Inference Acceleration
This research mainly addresses the limitation of limited computational capabilities on devices. It proposes offloading partial tasks to edge servers to effectively reduce task latency in an inference acceleration model. By analyzing the computational and communication requirements of deep neural networks, this research establishes a mathematical model for accelerating tasks by splitting DNNs across multiple devices. Combining the principles of game theory, the research designs a distributed partition algorithm tailored for dynamically changing scenarios to adaptively adjust model partition.
Building upon this, the research implements a framework called “Coknight” for accelerating DRL inference, aiming to provide an acceleration engine for interactive learning methods of this kind. This framework, while ensuring a reduction in single-device inference latency, effectively reduces GPU occupancy on edge servers, enabling simultaneous acceleration for a large number of devices. Additionally, this partitioning method is applicable to other computational workloads, offering a new approach for task offloading acceleration in edge computing.
Concurrent Inference and Training
This research addresses the issue of resource contention caused by parallel execution of multiple tasks in edge servers.
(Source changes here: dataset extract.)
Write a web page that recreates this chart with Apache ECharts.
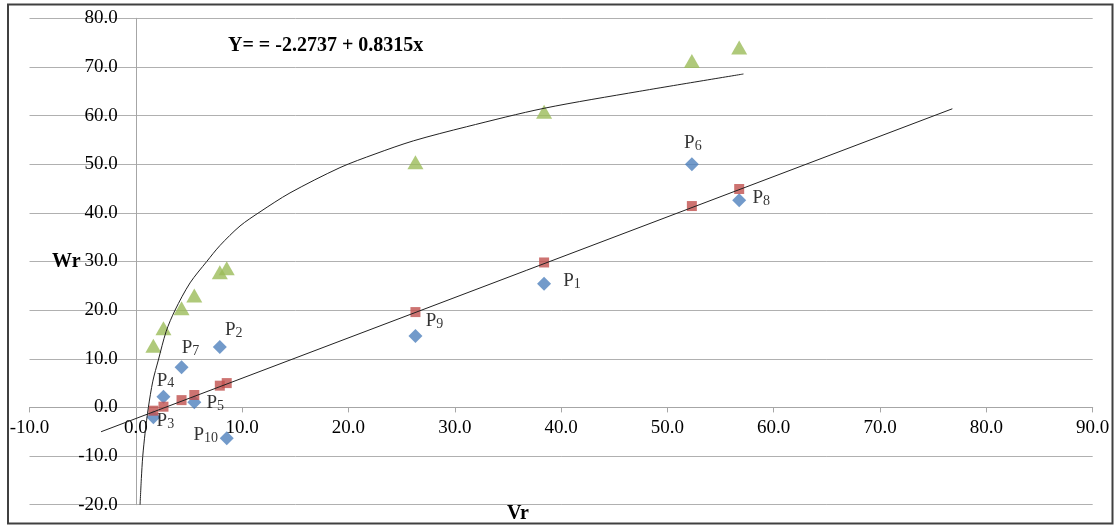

By modeling tasks as network flows, it designs a scheduling algorithm to optimize the overall task latency.
Given the dual role of edge servers in simultaneously performing inference and training in edge-cloud collaborative scenarios, this research implements a parallel task scheduling framework named CoTraX. It models task scheduling as two correlated network flows and designs an adaptive training flow control algorithm to optimize the overall latency of both tasks. This framework provides modeling tools for scenarios involving the concurrent execution of multiple tasks in edge intelligence and offers a solution for the parallel scheduling of inference and training tasks.
Reference
[1] Dai, H., Wu, J., Wang, Y., Yen, J., Zhang, Y., & Xu, C. (2023). Cost-efficient sharing algorithms for dnn model serving in mobile edge networks. IEEE Transactions on Services Computing.
[2] Dai, H., Wu, J., Wang, Y., & Xu, C. (2022). Towards scalable and efficient Deep-RL in edge computing: A game-based partition approach. Journal of Parallel and Distributed Computing, 168, 108-119.